**Written task**
From the entries below, copy every line holding the word "this".

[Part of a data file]
+++++

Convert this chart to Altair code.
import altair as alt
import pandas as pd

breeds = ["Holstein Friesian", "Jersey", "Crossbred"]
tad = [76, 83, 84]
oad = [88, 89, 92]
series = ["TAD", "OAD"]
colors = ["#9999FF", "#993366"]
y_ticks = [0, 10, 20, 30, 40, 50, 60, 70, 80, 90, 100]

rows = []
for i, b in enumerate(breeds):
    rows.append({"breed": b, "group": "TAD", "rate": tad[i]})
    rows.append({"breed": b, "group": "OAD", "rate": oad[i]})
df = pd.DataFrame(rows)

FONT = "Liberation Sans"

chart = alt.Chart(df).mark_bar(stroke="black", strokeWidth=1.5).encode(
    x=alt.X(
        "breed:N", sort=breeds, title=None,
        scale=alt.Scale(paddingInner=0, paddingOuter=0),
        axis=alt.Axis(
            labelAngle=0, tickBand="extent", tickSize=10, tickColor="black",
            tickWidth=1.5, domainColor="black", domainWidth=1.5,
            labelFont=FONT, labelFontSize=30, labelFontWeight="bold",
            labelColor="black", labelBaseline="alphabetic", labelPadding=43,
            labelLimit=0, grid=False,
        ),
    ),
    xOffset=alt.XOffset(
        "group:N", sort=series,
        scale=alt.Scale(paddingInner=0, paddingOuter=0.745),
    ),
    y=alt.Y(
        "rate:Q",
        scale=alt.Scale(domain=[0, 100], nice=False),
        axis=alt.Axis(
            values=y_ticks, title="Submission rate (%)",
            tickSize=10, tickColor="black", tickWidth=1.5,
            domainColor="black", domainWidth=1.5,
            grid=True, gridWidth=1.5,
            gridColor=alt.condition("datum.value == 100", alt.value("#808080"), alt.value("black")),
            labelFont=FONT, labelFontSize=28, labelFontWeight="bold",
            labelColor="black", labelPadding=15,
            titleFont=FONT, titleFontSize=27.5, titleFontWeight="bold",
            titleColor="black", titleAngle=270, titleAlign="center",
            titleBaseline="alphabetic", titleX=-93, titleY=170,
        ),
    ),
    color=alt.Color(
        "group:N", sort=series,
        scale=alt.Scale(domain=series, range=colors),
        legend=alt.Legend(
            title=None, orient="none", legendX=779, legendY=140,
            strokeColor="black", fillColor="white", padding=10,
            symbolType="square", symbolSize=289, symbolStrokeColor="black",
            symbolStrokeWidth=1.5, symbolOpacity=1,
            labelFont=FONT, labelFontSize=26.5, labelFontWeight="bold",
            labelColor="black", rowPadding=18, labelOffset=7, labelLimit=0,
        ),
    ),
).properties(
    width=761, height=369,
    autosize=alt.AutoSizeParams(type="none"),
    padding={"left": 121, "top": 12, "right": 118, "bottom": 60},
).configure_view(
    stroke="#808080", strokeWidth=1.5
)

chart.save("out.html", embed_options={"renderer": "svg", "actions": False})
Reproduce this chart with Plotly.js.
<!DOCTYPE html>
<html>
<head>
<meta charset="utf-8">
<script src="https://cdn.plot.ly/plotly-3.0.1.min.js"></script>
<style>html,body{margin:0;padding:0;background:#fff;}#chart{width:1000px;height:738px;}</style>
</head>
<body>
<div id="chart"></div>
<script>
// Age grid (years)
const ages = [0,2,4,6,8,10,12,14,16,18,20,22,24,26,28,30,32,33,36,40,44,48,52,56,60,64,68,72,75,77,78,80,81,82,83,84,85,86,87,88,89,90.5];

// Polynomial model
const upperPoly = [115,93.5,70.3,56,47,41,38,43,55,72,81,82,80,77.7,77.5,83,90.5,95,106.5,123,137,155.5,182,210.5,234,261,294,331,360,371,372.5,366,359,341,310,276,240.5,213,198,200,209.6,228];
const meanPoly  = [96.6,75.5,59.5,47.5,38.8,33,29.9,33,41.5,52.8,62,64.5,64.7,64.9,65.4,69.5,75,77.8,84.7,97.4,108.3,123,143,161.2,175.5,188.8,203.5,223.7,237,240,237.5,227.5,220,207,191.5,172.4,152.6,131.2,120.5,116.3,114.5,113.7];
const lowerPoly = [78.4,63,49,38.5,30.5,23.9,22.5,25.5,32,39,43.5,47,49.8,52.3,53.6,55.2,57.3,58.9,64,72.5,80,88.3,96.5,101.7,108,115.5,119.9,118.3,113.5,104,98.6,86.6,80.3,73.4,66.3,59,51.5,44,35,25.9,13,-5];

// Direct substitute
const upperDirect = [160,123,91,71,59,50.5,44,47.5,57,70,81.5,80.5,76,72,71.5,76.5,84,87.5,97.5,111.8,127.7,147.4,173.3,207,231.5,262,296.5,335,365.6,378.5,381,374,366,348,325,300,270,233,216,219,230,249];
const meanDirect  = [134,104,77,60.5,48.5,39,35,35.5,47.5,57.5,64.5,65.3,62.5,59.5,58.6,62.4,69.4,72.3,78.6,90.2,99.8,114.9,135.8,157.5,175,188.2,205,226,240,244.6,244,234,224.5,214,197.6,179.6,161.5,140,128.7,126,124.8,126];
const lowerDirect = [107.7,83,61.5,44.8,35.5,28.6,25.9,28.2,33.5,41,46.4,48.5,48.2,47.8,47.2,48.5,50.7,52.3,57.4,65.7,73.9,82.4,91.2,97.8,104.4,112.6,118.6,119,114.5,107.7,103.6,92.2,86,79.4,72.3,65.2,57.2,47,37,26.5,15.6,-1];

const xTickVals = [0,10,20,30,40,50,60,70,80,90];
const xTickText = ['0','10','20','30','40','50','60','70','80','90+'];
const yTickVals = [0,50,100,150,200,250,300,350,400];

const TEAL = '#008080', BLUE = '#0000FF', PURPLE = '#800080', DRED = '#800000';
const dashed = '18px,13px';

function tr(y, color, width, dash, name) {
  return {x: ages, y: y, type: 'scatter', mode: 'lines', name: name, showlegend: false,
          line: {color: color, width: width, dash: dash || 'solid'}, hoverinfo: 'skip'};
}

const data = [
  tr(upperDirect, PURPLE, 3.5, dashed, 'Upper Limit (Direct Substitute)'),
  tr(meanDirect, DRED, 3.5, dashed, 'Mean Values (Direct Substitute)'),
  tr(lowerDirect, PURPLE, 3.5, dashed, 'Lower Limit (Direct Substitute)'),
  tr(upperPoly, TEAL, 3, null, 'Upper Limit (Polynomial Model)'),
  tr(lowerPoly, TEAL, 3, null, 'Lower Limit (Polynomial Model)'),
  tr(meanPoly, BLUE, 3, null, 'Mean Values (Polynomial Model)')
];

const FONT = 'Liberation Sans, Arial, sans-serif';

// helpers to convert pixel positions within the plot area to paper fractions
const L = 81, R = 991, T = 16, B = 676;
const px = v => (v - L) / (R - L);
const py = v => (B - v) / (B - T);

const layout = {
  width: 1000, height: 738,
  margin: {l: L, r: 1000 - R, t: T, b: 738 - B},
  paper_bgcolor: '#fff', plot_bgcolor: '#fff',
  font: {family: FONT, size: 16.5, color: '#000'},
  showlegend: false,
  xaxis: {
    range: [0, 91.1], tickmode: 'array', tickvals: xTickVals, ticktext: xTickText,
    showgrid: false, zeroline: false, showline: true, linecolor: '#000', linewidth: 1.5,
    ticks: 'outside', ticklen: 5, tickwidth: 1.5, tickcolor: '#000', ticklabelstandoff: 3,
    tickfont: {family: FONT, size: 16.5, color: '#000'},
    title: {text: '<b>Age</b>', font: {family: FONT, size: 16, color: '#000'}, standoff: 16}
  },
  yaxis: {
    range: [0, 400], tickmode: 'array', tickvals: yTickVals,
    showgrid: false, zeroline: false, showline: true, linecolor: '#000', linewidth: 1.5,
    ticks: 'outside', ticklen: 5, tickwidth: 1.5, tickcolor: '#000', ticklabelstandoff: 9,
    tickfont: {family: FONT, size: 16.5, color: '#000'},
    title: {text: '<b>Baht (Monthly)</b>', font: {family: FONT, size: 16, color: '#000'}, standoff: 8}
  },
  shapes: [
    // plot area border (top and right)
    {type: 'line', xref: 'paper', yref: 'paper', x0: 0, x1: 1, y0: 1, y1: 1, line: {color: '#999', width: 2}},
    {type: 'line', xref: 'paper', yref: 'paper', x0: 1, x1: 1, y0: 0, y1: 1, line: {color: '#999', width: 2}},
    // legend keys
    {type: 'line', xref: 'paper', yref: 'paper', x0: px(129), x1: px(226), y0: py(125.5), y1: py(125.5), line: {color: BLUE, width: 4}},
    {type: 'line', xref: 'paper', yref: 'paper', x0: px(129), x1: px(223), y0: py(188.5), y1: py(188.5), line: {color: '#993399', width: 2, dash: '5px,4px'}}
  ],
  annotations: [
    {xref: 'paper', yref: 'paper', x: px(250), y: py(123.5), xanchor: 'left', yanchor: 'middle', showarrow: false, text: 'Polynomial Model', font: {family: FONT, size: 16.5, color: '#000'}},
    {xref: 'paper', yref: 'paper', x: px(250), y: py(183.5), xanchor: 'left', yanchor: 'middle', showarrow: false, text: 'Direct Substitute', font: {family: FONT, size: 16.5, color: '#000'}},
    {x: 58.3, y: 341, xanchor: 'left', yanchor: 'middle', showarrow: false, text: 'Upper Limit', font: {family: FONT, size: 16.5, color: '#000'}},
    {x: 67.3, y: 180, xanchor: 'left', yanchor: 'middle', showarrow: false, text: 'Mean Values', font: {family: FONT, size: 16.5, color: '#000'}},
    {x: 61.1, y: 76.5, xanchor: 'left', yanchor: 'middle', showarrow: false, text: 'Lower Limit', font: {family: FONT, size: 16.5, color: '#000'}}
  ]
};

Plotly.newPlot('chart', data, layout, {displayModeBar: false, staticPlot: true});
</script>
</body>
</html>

+++++

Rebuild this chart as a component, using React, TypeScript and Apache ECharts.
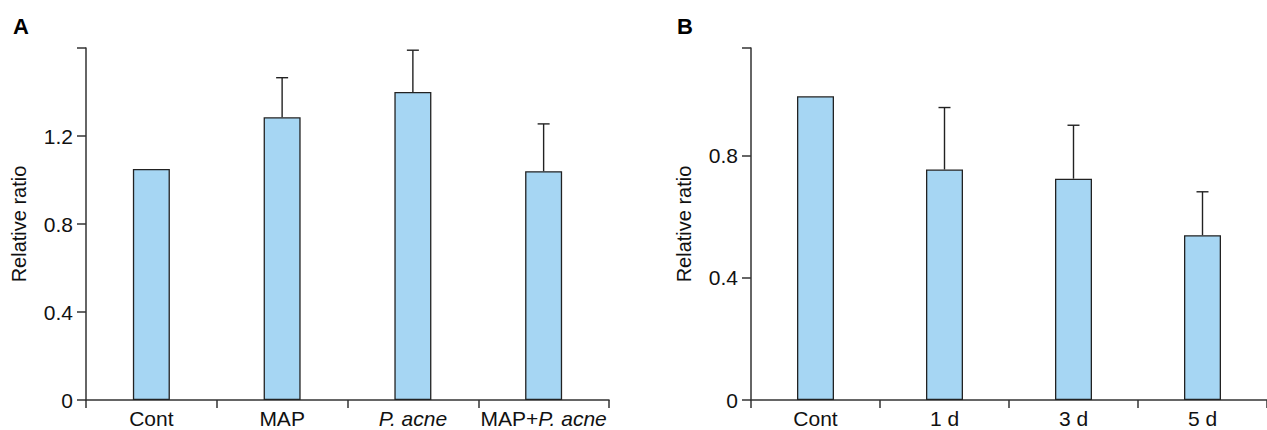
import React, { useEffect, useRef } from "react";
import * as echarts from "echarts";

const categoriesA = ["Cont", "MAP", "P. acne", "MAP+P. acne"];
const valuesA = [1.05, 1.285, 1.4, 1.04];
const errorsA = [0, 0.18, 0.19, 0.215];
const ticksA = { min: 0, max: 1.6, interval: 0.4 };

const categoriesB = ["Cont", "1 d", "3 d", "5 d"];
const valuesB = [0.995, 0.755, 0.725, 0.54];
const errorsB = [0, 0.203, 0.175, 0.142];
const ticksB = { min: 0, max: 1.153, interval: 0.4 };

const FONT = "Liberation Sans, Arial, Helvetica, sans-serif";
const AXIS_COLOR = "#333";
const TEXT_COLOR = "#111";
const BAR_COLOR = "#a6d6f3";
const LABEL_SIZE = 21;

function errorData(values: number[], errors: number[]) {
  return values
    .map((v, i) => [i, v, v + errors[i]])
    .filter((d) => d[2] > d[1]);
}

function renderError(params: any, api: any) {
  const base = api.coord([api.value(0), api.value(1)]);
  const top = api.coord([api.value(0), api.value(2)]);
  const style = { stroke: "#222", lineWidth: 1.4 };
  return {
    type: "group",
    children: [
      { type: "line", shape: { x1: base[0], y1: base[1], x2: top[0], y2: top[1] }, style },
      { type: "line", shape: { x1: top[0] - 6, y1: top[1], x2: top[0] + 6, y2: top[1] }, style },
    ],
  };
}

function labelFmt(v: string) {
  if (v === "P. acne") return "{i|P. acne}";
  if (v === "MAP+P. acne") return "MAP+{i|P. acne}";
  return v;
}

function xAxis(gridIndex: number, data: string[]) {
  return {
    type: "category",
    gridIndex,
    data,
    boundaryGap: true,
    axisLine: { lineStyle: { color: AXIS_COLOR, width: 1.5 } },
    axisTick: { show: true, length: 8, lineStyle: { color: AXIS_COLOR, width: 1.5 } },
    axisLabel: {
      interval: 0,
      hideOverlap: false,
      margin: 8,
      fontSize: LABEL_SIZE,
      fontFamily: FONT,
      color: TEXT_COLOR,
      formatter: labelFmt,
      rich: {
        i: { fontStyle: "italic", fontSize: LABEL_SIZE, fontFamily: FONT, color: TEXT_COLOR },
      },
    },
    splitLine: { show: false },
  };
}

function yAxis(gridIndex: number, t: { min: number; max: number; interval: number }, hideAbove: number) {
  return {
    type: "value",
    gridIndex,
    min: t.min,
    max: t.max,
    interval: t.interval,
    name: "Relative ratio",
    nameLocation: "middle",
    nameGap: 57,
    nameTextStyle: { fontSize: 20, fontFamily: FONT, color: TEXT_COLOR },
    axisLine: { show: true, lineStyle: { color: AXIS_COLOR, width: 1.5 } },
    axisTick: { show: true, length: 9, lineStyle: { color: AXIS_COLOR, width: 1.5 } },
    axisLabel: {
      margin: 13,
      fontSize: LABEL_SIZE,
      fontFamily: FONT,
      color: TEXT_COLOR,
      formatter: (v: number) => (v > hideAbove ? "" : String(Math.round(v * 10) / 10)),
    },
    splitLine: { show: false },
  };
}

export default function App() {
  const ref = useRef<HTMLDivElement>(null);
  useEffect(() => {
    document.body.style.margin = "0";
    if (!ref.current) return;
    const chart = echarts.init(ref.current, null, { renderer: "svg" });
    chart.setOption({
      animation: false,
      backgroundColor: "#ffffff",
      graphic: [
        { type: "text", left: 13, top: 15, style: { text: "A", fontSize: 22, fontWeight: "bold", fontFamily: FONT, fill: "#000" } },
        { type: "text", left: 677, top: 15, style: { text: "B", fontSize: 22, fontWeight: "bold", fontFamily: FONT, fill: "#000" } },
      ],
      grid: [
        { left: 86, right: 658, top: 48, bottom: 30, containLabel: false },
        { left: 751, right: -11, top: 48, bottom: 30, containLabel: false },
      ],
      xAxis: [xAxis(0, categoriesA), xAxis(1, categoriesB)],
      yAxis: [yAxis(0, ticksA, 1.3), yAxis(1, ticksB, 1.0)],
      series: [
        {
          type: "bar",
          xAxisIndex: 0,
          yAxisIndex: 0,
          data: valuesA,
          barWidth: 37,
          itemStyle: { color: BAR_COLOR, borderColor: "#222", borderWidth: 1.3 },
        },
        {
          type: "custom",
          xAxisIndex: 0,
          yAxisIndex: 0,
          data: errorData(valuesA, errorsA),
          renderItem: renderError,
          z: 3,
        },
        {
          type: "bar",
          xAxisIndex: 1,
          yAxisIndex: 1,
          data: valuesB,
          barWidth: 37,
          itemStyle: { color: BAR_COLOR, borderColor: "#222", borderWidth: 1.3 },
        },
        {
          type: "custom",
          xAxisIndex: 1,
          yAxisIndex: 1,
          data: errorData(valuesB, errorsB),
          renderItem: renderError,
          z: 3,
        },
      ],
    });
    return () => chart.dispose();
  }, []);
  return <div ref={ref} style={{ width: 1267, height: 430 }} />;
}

+++++

**The answer**
Convert this chart to Altair code.
Reproduce this chart with Plotly.js.
Rebuild this chart as a component, using React, TypeScript and Apache ECharts.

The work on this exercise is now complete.